Does a youth sports association that does not own but regularly uses and controls public football fields for its games and practices qualify as a 'place of public accommodation' under Title III of the Americans with Disabilities Act (ADA)?


Opinions:

Majority - Montgomery, District Judge.

Yes, a youth sports association can qualify as a 'place of public accommodation' under the ADA if it operates the physical location where its services are provided. Title III of the ADA applies not just to entities that own or lease property, but also to those who 'operate' a place of public accommodation. Citing the Supreme Court's decision in PGA Tour, Inc. v. Martin, the court reasoned that an organization can be an operator if it controls the use of a physical space for its events.
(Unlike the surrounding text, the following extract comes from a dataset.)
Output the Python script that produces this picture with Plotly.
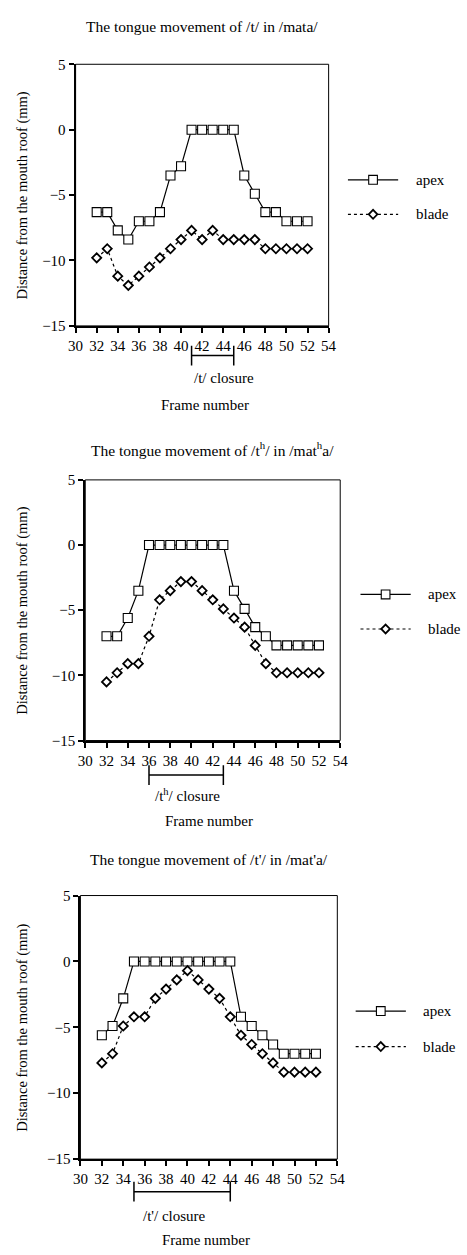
import plotly.graph_objects as go

W, H = 467, 1255

frames = list(range(32, 53))

apex_mata = [-6.3, -6.3, -7.7, -8.4, -7.0, -7.0, -6.3, -3.5, -2.8, 0, 0, 0, 0, 0,
             -3.5, -4.9, -6.3, -6.3, -7.0, -7.0, -7.0]
blade_mata = [-9.8, -9.1, -11.2, -11.9, -11.2, -10.5, -9.8, -9.1, -8.4, -7.7, -8.4, -7.7,
              -8.4, -8.4, -8.4, -8.4, -9.1, -9.1, -9.1, -9.1, -9.1]

apex_matha = [-7.0, -7.0, -5.6, -3.5, 0, 0, 0, 0, 0, 0, 0, 0,
              -3.5, -4.9, -6.3, -7.0, -7.7, -7.7, -7.7, -7.7, -7.7]
blade_matha = [-10.5, -9.8, -9.1, -9.1, -7.0, -4.2, -3.5, -2.8, -2.8, -3.5, -4.2, -4.9,
               -5.6, -6.3, -7.7, -9.1, -9.8, -9.8, -9.8, -9.8, -9.8]

apex_mata_ej = [-5.6, -4.9, -2.8, 0, 0, 0, 0, 0, 0, 0, 0, 0, 0,
                -4.2, -4.9, -5.6, -6.3, -7.0, -7.0, -7.0, -7.0]
blade_mata_ej = [-7.7, -7.0, -4.9, -4.2, -4.2, -2.8, -2.1, -1.4, -0.7, -1.4, -2.1, -2.8,
                 -4.2, -5.6, -6.3, -7.0, -7.7, -8.4, -8.4, -8.4, -8.4]

titles = ["The tongue movement of /t/ in /mata/",
          "The tongue movement of /t<sup>h</sup>/ in /mat<sup>h</sup>a/",
          "The tongue movement of /t'/ in /mat'a/"]
closure_labels = ["/t/ closure", "/t<sup>h</sup>/ closure", "/t'/ closure"]
closure_spans = [(41, 45), (36, 43), (35, 44)]
series_names = ["apex", "blade"]
x_ticks = list(range(30, 55, 2))
y_ticks = [5, 0, -5, -10, -15]

FONT = "Liberation Serif"


def fx(px):
    return px / W


def fy(px):
    return 1 - px / H


# panel geometry in pixels: left, right, top, bottom
panels = [
    dict(l=70, r=332, t=57, b=322, title_y=19, br_y=352, lab_y=375, lab_x=44.1,
         fn_y=402, fn_x=204, leg_x=352, leg_ys=(174, 209)),
    dict(l=80, r=344, t=478, b=742, title_y=447, br_y=777, lab_y=797, lab_x=39.6,
         fn_y=823, fn_x=208, leg_x=365, leg_ys=(594, 629)),
    dict(l=75, r=341, t=899, b=1166, title_y=862, br_y=1199, lab_y=1224, lab_x=38.8,
         fn_y=1248, fn_x=205, leg_x=360, leg_ys=(1016, 1052)),
]

data = [(apex_mata, blade_mata), (apex_matha, blade_matha), (apex_mata_ej, blade_mata_ej)]

styles = [
    dict(line=dict(color="black", width=1.2),
         marker=dict(symbol="square", size=9, color="white", line=dict(color="black", width=1.1))),
    dict(line=dict(color="black", width=1.2, dash="dot"),
         marker=dict(symbol="diamond", size=7, color="white", line=dict(color="black", width=1.8))),
]

fig = go.Figure()
shapes = []
annotations = []
layout = {}

for i, (p, series) in enumerate(zip(panels, data)):
    k = "" if i == 0 else str(i + 1)
    xa, ya = "x" + k, "y" + k
    for j, (vals, st) in enumerate(zip(series, styles)):
        fig.add_trace(go.Scatter(
            x=frames, y=vals, mode="lines+markers", name=series_names[j],
            xaxis=xa, yaxis=ya, showlegend=False, **st,
        ))
    layout["xaxis" + k] = dict(
        domain=[fx(p["l"]), fx(p["r"])], range=[30, 54], anchor=ya,
        tickvals=x_ticks, ticks="outside", ticklen=5, tickwidth=1.5, tickcolor="black",
        showline=True, linewidth=2, linecolor="black", showgrid=False, zeroline=False,
        tickfont=dict(family=FONT, size=15, color="black"), fixedrange=True,
    )
    layout["yaxis" + k] = dict(
        domain=[fy(p["b"]), fy(p["t"])], range=[-15, 5], anchor=xa,
        tickvals=y_ticks, ticks="outside", ticklen=5, tickwidth=1.5, tickcolor="black",
        showline=True, linewidth=2, linecolor="black", showgrid=False, zeroline=False,
        tickfont=dict(family=FONT, size=15, color="black"), fixedrange=True,
    )
    # thin frame on top and right
    shapes.append(dict(type="rect", xref="paper", yref="paper",
                       x0=fx(p["l"]), x1=fx(p["r"]), y0=fy(p["b"]), y1=fy(p["t"]),
                       line=dict(color="black", width=1)))
    # legend (drawn manually so it can sit at the page edge like the original)
    lx0 = p["leg_x"]
    lx1 = lx0 + 52
    mx = (lx0 + lx1) / 2
    for j, ly in enumerate(p["leg_ys"]):
        st = styles[j]
        shapes.append(dict(type="line", xref="paper", yref="paper",
                           x0=fx(lx0), x1=fx(lx1), y0=fy(ly), y1=fy(ly),
                           line=dict(color="black", width=1.2,
                                     dash=st["line"].get("dash", "solid"))))
        s = 4.5
        if j == 0:
            shapes.append(dict(type="rect", xref="paper", yref="paper",
                               x0=fx(mx - s), x1=fx(mx + s), y0=fy(ly + s), y1=fy(ly - s),
                               fillcolor="white", line=dict(color="black", width=1.1)))
        else:
            path = "M{:.5f},{:.5f} L{:.5f},{:.5f} L{:.5f},{:.5f} L{:.5f},{:.5f} Z".format(
                fx(mx - s), fy(ly), fx(mx), fy(ly - s), fx(mx + s), fy(ly), fx(mx), fy(ly + s))
            shapes.append(dict(type="path", xref="paper", yref="paper", path=path,
                               fillcolor="white", line=dict(color="black", width=1.8)))
        annotations.append(dict(text=series_names[j], xref="paper", yref="paper",
                                x=fx(lx1 + 16), y=fy(ly), showarrow=False,
                                xanchor="left", yanchor="middle",
                                font=dict(family=FONT, size=15, color="black")))
    # closure bracket
    c0, c1 = closure_spans[i]
    shapes.append(dict(type="line", xref=xa, yref="paper", x0=c0, x1=c1,
                       y0=fy(p["br_y"]), y1=fy(p["br_y"]), line=dict(color="black", width=1.5)))
    for c in (c0, c1):
        shapes.append(dict(type="line", xref=xa, yref="paper", x0=c, x1=c,
                           y0=fy(p["br_y"] - 10), y1=fy(p["br_y"] + 10),
                           line=dict(color="black", width=1.5)))
    annotations.append(dict(text=closure_labels[i], xref=xa, yref="paper", x=p["lab_x"],
                            y=fy(p["lab_y"]), showarrow=False, xanchor="center", yanchor="middle",
                            font=dict(family=FONT, size=15, color="black")))
    annotations.append(dict(text="Frame number", xref="paper", yref="paper", x=fx(p["fn_x"]),
                            y=fy(p["fn_y"]), showarrow=False, xanchor="center", yanchor="middle",
                            font=dict(family=FONT, size=15, color="black")))
    annotations.append(dict(text=titles[i], xref="paper", yref="paper",
                            x=fx((p["l"] + p["r"]) / 2), y=fy(p["title_y"]), showarrow=False,
                            xanchor="center", yanchor="middle",
                            font=dict(family=FONT, size=15.5, color="black")))
    annotations.append(dict(text="Distance from the mouth roof (mm)", xref="paper", yref="paper",
                            x=fx(15), y=fy((p["t"] + p["b"]) / 2), showarrow=False, textangle=-90,
                            xanchor="center", yanchor="middle",
                            font=dict(family=FONT, size=14.5, color="black")))

fig.update_layout(
    width=W, height=H, margin=dict(l=0, r=0, t=0, b=0),
    paper_bgcolor="white", plot_bgcolor="white",
    showlegend=False, shapes=shapes, annotations=annotations,
    font=dict(family=FONT, color="black"),
    **layout,
)

fig.write_html(
    "out.html",
    config={"displayModeBar": False},
    post_script="document.body.style.margin='0';document.body.style.overflow='hidden';",
)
Here, the plaintiffs plausibly alleged that the Football Association 'operates' the football fields by scheduling games and practices, which suggests it has an arrangement allowing it access and control. This level of control distinguishes the Football Association from a membership organization that merely 'visits' or 'patronizes' a public accommodation without the authority to make changes. Therefore, at the motion to dismiss stage, the plaintiffs have stated a valid claim that the Football Association is subject to the ADA.



Analysis:

This decision clarifies that the definition of 'place of public accommodation' under the ADA is not strictly limited to entities with a direct ownership or leasehold interest in a physical property. It extends ADA obligations to membership organizations, such as sports leagues, that exercise sufficient control over public or private facilities to be deemed an 'operator.' This broad interpretation ensures that entities cannot evade anti-discrimination laws simply by using, rather than owning, the spaces where they offer their services. Future litigation will likely focus on the factual question of what degree of control over a space is sufficient to qualify an organization as an 'operator' for ADA purposes.